My special rosemary potatoes

These are my only fried attempt at potatoes and I picked up the recipe in part from my old flatmate Calum and through figuring out one day what to do with some left over rosemary. Now they are my 'posh' alternative to usual boiled potatoes.

New potatoes
Garlic 2-3 cloves
Olive Oil
Sea Salt and black pepper

Cut the potatoes into four - or small pieces - not bigger than 2-3 cms.
Par boil and then drain.
Put the rosemary,peeled garlic, salt, pepper and a slug of oil and crush it all together using a pestle and mortar. Do not food process! You want to bruise rather than mince it up.
Heat enough oil to cover a frying pan by 1 cm.
Add the drained potatoes and then spoon over the rosemary mixture, turning the potatoes so they get covered in oil and the mixture. Fry for about 20-30 mins turning 2-3 times.

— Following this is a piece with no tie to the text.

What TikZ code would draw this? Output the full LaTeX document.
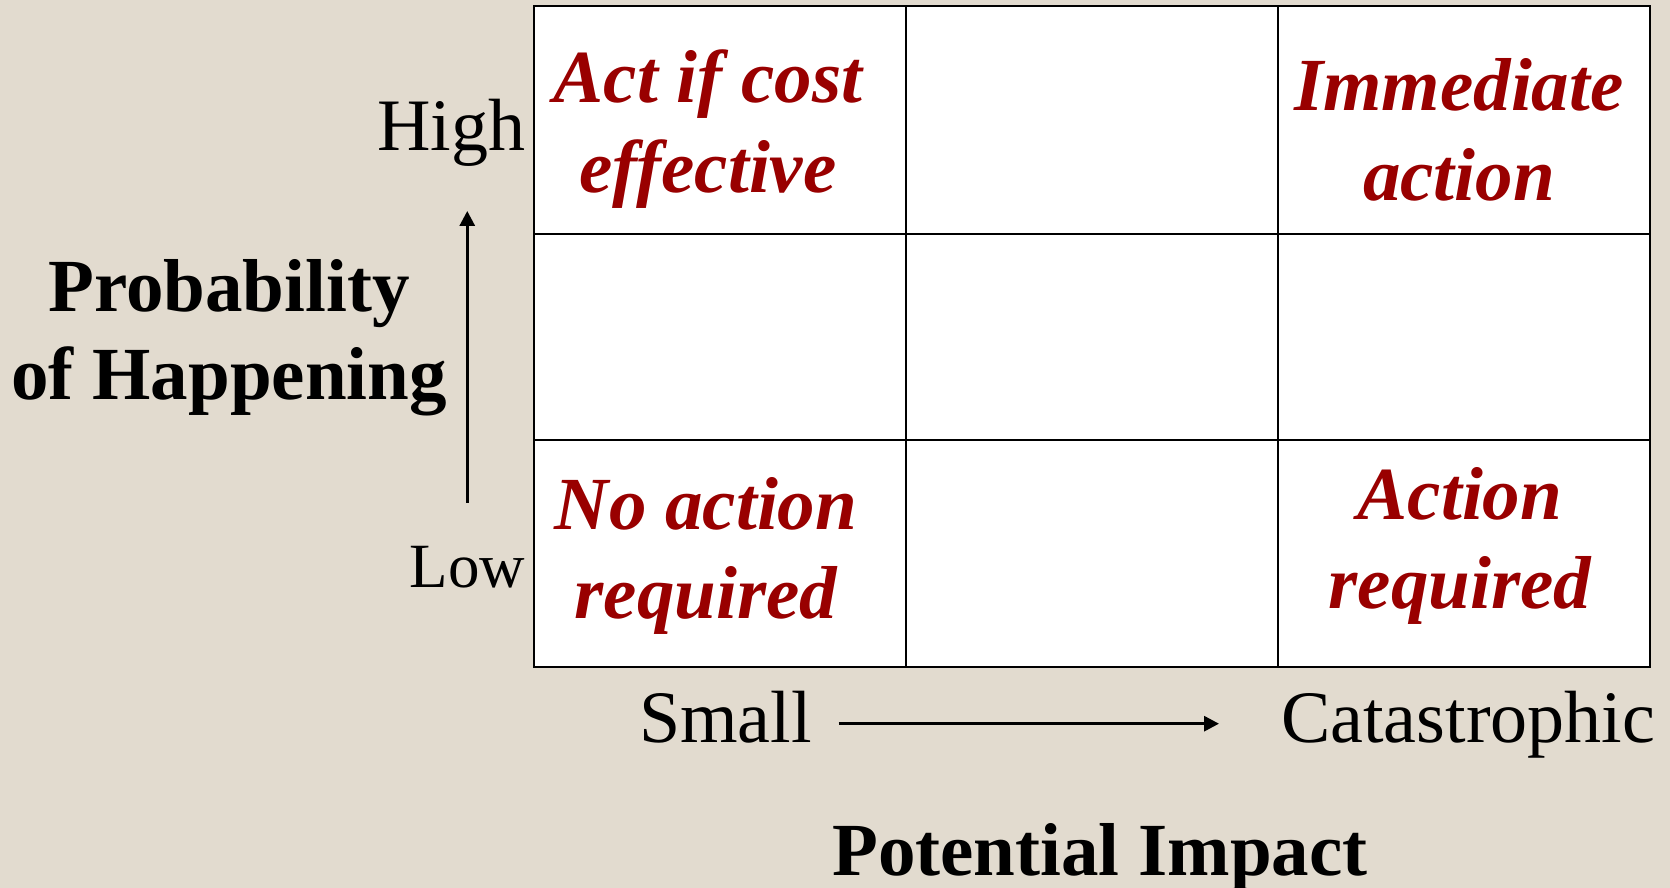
\documentclass[tikz,border=0pt]{standalone}
\usepackage{fontspec}
\setmainfont{Liberation Serif}
\usetikzlibrary{arrows.meta, positioning, calc}

\definecolor{paper}{RGB}{226,219,207}
\definecolor{advicered}{RGB}{153,0,0}

\begin{document}
\begin{tikzpicture}[x=1pt, y=-1pt, >={Triangle[length=15pt, width=15pt]},
  every node/.style = {inner sep=0pt, outer sep=0pt},
  cell/.style = {draw, line width=2.8pt, fill=white, minimum width=372pt, anchor=north west},
  advice/.style = {anchor=base, align=center, text=advicered, font=\fontsize{75}{89}\selectfont\bfseries\itshape},
  tick/.style = {font=\fontsize{74}{89}\selectfont},
  axis/.style = {anchor=base, align=center, font=\fontsize{75}{88}\selectfont\bfseries},
  scale arrow/.style = {->, line width=3pt}]
  % paper background
  \fill[paper] (0,0) rectangle (1670,888);
  \useasboundingbox (0,0) rectangle (1670,888);

  % the 3x3 grid
  \foreach \col/\x in {1/534, 2/906, 3/1278} {
    \node[cell, minimum height=228pt] (hi\col)  at (\x,6) {};
    \node[cell, minimum height=206pt] (mid\col) at (\x,234) {};
    \node[cell, minimum height=227pt] (lo\col)  at (\x,440) {};
  }

  % corner advice (base = last line)
  \node[advice] (act)  at (708,192)  {Act if cost\\effective};
  \node[advice] (imm)  at (1459,200) {Immediate\\action};
  \node[advice] (none) at (706,618)  {No action\\required};
  \node[advice] (req)  at (1460,608) {Action\\required};

  % probability scale
  \node[tick, anchor=base east] (high) at (525,150) {High};
  \node[tick, anchor=base east, font=\fontsize{63}{76}\selectfont] (low) at (525,587) {Low};
  \draw[scale arrow, shorten <=43pt, shorten >=45pt] (low.north) -- (low.north |- high.south);
  \node[axis] (prob) at (229,399) {Probability\\of Happening};

  % impact scale
  \node[tick, anchor=base west] (small) at (639,742)  {Small};
  \node[tick, anchor=base west] (cata)  at (1281,742) {Catastrophic};
  \draw[scale arrow, shorten <=27pt, shorten >=62pt] ([yshift=-7pt]small.east) -- ([yshift=-7pt]small.east -| cata.west);
  \node[axis] (impact) at (1100,875) {Potential Impact};
\end{tikzpicture}
\end{document}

I make the mixture as the potatoes are draining because I think that potatoes left to cool before hitting hot oil fry better and get a crispier coating.

If you make enough to have some left over, they are great cold, or reheated, and dipped in sour cream as a wee lunchtime snack or accompaniement to salad.

Roast Veggies

I have posted before about roast veggies where I have cut them up into 1-2 inch pieces. This time around I went for chunky!

Baby onions or shallots

Peel, top and tail carrots. Cut in half then cut in half lengthways. You should have four equal length pieces per carrot.
Do the same to the courgettes.
Parsnips are almost the same but if like me your parsnips are much thicker at one end than the other you should cut up into six rather than four.
Peppers - cut off the tops and slice the pepper using the white lines inside as a guide. You usually don't have to cut more but if you get a really big piece slice it in two.

Peel, top and tail onions and don't slice up.

Chuck all of the veggies in a bowl and drizzle with olive oil. Mix and then spread on a roasting tin. Roast, turning occasionally, for 30-40 minutes. You will get the nice roastie outside but with lots of soft and tasty flesh of veggies inside - and the onions will be almost sweet with roasting. Yum!